■ Stated task:
Pictures within the data are to be left out; everything else must be reproduced exactly.

┄┄┄┄┄┄┄┄┄┄

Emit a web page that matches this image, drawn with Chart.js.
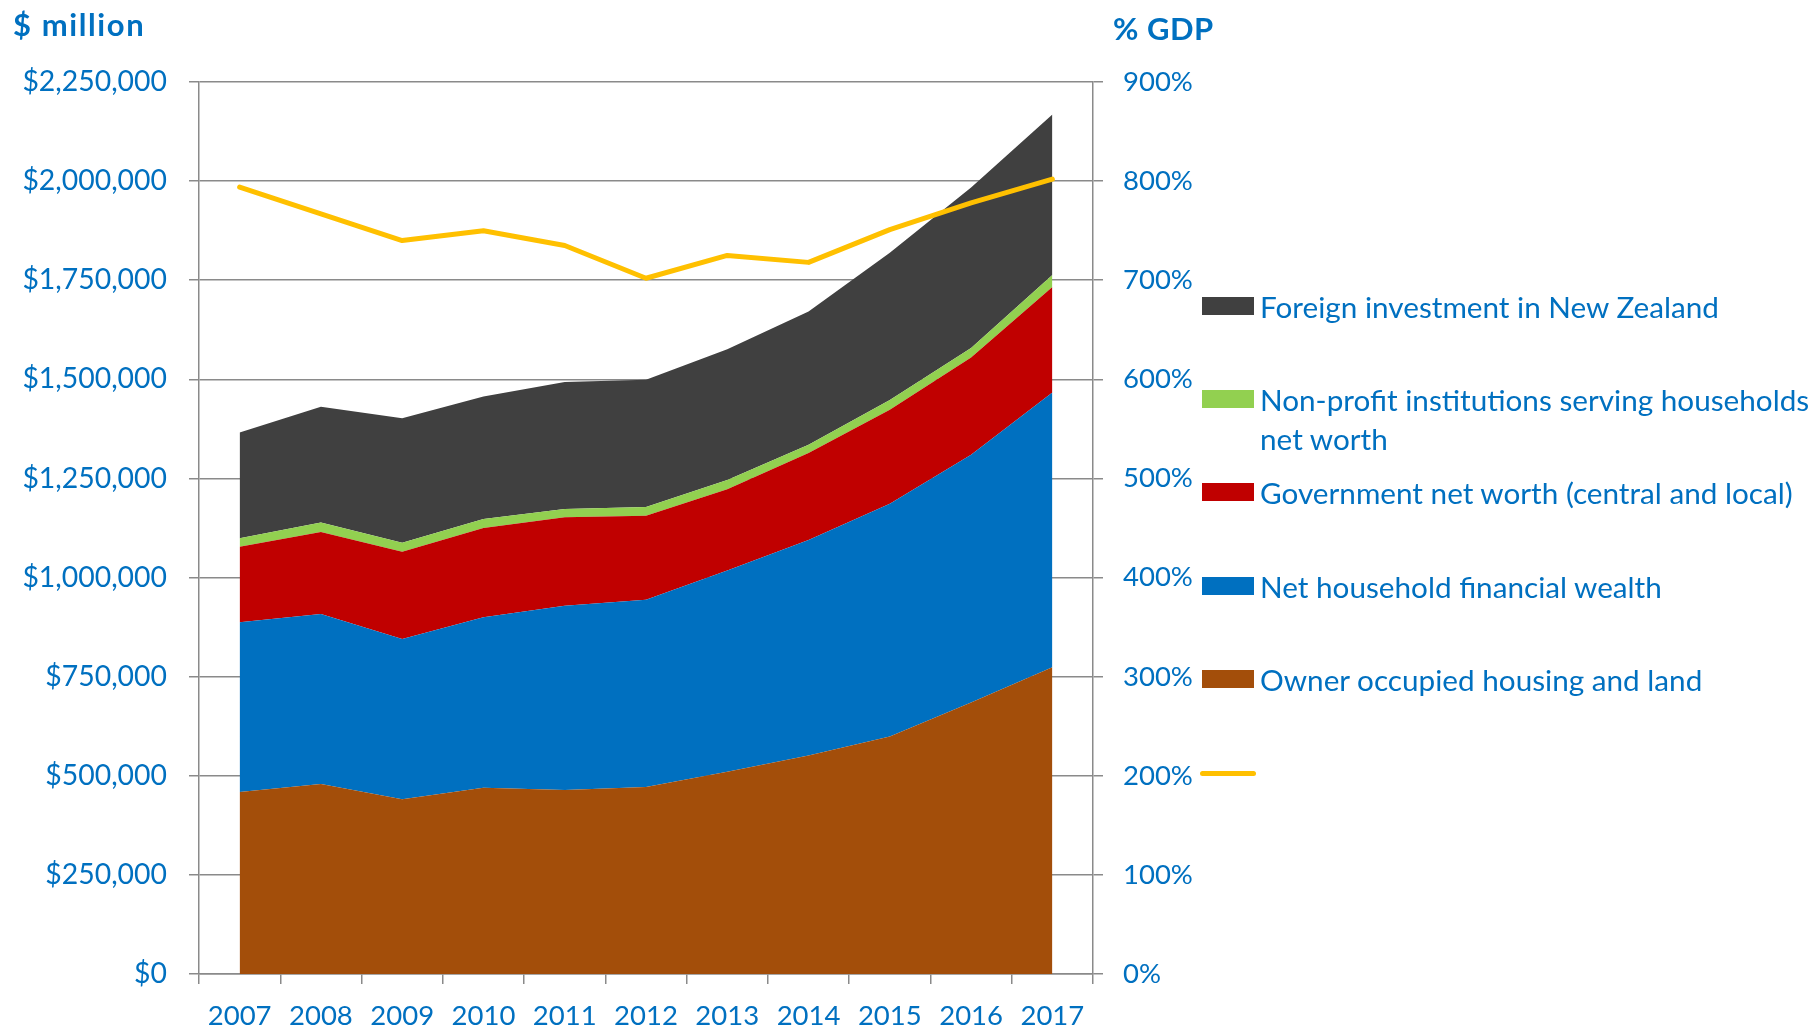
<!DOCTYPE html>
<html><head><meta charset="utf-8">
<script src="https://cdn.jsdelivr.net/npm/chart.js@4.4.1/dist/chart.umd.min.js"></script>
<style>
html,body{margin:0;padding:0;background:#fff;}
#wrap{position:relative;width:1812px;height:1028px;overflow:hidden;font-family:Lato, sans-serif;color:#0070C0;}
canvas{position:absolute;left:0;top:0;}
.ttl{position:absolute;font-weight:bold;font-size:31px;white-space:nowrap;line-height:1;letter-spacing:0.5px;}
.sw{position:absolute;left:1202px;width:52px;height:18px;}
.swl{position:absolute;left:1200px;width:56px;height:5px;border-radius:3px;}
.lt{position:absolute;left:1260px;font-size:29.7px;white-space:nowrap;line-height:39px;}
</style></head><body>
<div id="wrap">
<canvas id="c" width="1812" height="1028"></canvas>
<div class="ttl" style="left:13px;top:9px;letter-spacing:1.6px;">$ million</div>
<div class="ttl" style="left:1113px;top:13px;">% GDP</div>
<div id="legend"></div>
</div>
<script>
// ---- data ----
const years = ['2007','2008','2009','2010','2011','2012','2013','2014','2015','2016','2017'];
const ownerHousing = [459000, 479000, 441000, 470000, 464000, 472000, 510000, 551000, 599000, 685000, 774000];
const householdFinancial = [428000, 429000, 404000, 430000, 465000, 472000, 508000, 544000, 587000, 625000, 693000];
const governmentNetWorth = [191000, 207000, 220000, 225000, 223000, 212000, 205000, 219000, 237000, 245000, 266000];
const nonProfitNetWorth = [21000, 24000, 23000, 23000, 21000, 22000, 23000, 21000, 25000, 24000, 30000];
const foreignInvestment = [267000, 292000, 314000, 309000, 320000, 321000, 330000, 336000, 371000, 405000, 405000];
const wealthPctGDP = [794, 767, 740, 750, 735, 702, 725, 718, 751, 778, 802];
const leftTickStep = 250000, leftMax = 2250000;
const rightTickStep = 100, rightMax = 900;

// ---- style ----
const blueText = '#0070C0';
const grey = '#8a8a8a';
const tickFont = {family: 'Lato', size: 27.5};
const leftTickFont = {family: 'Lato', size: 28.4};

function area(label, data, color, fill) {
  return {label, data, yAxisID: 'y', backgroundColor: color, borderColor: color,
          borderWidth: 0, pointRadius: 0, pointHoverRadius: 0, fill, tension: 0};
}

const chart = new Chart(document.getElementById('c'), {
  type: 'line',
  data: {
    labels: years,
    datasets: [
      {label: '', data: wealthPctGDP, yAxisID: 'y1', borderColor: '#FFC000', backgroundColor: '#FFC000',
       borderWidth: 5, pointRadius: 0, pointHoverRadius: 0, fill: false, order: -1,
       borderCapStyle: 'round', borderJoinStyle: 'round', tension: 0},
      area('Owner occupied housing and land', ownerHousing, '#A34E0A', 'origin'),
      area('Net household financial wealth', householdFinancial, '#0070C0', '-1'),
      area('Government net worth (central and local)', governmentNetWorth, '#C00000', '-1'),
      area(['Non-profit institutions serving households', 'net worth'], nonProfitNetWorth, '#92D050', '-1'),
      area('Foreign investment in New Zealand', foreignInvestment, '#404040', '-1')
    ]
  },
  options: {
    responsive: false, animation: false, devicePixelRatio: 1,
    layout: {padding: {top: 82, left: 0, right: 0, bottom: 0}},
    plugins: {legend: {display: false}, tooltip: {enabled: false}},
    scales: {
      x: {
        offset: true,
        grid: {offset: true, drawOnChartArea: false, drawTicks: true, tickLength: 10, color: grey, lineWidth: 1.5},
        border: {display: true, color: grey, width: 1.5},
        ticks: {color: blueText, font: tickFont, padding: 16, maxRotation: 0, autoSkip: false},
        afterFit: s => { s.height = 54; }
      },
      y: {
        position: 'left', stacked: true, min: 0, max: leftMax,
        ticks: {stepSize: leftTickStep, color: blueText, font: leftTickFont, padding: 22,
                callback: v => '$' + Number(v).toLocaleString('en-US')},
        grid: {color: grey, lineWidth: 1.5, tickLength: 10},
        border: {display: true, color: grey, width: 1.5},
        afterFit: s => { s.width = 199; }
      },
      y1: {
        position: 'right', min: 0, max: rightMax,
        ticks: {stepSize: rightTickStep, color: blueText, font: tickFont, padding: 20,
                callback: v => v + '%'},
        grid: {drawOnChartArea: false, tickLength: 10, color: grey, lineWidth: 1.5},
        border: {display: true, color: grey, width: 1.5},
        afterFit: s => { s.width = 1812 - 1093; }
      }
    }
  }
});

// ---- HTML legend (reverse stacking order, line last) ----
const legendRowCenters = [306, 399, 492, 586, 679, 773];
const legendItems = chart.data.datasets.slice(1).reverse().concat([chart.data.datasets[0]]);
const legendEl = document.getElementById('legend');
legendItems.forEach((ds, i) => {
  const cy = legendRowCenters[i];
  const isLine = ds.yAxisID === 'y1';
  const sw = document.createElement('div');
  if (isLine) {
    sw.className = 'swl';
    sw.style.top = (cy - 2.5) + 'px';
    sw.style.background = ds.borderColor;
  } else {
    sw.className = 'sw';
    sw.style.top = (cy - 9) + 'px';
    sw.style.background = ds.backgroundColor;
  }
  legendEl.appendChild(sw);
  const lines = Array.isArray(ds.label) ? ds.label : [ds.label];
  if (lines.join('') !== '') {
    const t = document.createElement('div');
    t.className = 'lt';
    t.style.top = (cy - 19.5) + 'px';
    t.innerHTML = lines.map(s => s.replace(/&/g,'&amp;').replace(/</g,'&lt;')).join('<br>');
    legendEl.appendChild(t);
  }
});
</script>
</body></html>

┄┄┄┄┄┄┄┄┄┄

■ Exercise result:
Emit a web page that matches this image, drawn with Chart.js.
<!DOCTYPE html>
<html><head><meta charset="utf-8">
<script src="https://cdn.jsdelivr.net/npm/chart.js@4.4.1/dist/chart.umd.min.js"></script>
<style>
html,body{margin:0;padding:0;background:#fff;}
#wrap{position:relative;width:1812px;height:1028px;overflow:hidden;font-family:Lato, sans-serif;color:#0070C0;}
canvas{position:absolute;left:0;top:0;}
.ttl{position:absolute;font-weight:bold;font-size:31px;white-space:nowrap;line-height:1;letter-spacing:0.5px;}
.sw{position:absolute;left:1202px;width:52px;height:18px;}
.swl{position:absolute;left:1200px;width:56px;height:5px;border-radius:3px;}
.lt{position:absolute;left:1260px;font-size:29.7px;white-space:nowrap;line-height:39px;}
</style></head><body>
<div id="wrap">
<canvas id="c" width="1812" height="1028"></canvas>
<div class="ttl" style="left:13px;top:9px;letter-spacing:1.6px;">$ million</div>
<div class="ttl" style="left:1113px;top:13px;">% GDP</div>
<div id="legend"></div>
</div>
<script>
// ---- data ----
const years = ['2007','2008','2009','2010','2011','2012','2013','2014','2015','2016','2017'];
const ownerHousing = [459000, 479000, 441000, 470000, 464000, 472000, 510000, 551000, 599000, 685000, 774000];
const householdFinancial = [428000, 429000, 404000, 430000, 465000, 472000, 508000, 544000, 587000, 625000, 693000];
const governmentNetWorth = [191000, 207000, 220000, 225000, 223000, 212000, 205000, 219000, 237000, 245000, 266000];
const nonProfitNetWorth = [21000, 24000, 23000, 23000, 21000, 22000, 23000, 21000, 25000, 24000, 30000];
const foreignInvestment = [267000, 292000, 314000, 309000, 320000, 321000, 330000, 336000, 371000, 405000, 405000];
const wealthPctGDP = [794, 767, 740, 750, 735, 702, 725, 718, 751, 778, 802];
const leftTickStep = 250000, leftMax = 2250000;
const rightTickStep = 100, rightMax = 900;

// ---- style ----
const blueText = '#0070C0';
const grey = '#8a8a8a';
const tickFont = {family: 'Lato', size: 27.5};
const leftTickFont = {family: 'Lato', size: 28.4};

function area(label, data, color, fill) {
  return {label, data, yAxisID: 'y', backgroundColor: color, borderColor: color,
          borderWidth: 0, pointRadius: 0, pointHoverRadius: 0, fill, tension: 0};
}

const chart = new Chart(document.getElementById('c'), {
  type: 'line',
  data: {
    labels: years,
    datasets: [
      {label: '', data: wealthPctGDP, yAxisID: 'y1', borderColor: '#FFC000', backgroundColor: '#FFC000',
       borderWidth: 5, pointRadius: 0, pointHoverRadius: 0, fill: false, order: -1,
       borderCapStyle: 'round', borderJoinStyle: 'round', tension: 0},
      area('Owner occupied housing and land', ownerHousing, '#A34E0A', 'origin'),
      area('Net household financial wealth', householdFinancial, '#0070C0', '-1'),
      area('Government net worth (central and local)', governmentNetWorth, '#C00000', '-1'),
      area(['Non-profit institutions serving households', 'net worth'], nonProfitNetWorth, '#92D050', '-1'),
      area('Foreign investment in New Zealand', foreignInvestment, '#404040', '-1')
    ]
  },
  options: {
    responsive: false, animation: false, devicePixelRatio: 1,
    layout: {padding: {top: 82, left: 0, right: 0, bottom: 0}},
    plugins: {legend: {display: false}, tooltip: {enabled: false}},
    scales: {
      x: {
        offset: true,
        grid: {offset: true, drawOnChartArea: false, drawTicks: true, tickLength: 10, color: grey, lineWidth: 1.5},
        border: {display: true, color: grey, width: 1.5},
        ticks: {color: blueText, font: tickFont, padding: 16, maxRotation: 0, autoSkip: false},
        afterFit: s => { s.height = 54; }
      },
      y: {
        position: 'left', stacked: true, min: 0, max: leftMax,
        ticks: {stepSize: leftTickStep, color: blueText, font: leftTickFont, padding: 22,
                callback: v => '$' + Number(v).toLocaleString('en-US')},
        grid: {color: grey, lineWidth: 1.5, tickLength: 10},
        border: {display: true, color: grey, width: 1.5},
        afterFit: s => { s.width = 199; }
      },
      y1: {
        position: 'right', min: 0, max: rightMax,
        ticks: {stepSize: rightTickStep, color: blueText, font: tickFont, padding: 20,
                callback: v => v + '%'},
        grid: {drawOnChartArea: false, tickLength: 10, color: grey, lineWidth: 1.5},
        border: {display: true, color: grey, width: 1.5},
        afterFit: s => { s.width = 1812 - 1093; }
      }
    }
  }
});

// ---- HTML legend (reverse stacking order, line last) ----
const legendRowCenters = [306, 399, 492, 586, 679, 773];
const legendItems = chart.data.datasets.slice(1).reverse().concat([chart.data.datasets[0]]);
const legendEl = document.getElementById('legend');
legendItems.forEach((ds, i) => {
  const cy = legendRowCenters[i];
  const isLine = ds.yAxisID === 'y1';
  const sw = document.createElement('div');
  if (isLine) {
    sw.className = 'swl';
    sw.style.top = (cy - 2.5) + 'px';
    sw.style.background = ds.borderColor;
  } else {
    sw.className = 'sw';
    sw.style.top = (cy - 9) + 'px';
    sw.style.background = ds.backgroundColor;
  }
  legendEl.appendChild(sw);
  const lines = Array.isArray(ds.label) ? ds.label : [ds.label];
  if (lines.join('') !== '') {
    const t = document.createElement('div');
    t.className = 'lt';
    t.style.top = (cy - 19.5) + 'px';
    t.innerHTML = lines.map(s => s.replace(/&/g,'&amp;').replace(/</g,'&lt;')).join('<br>');
    legendEl.appendChild(t);
  }
});
</script>
</body></html>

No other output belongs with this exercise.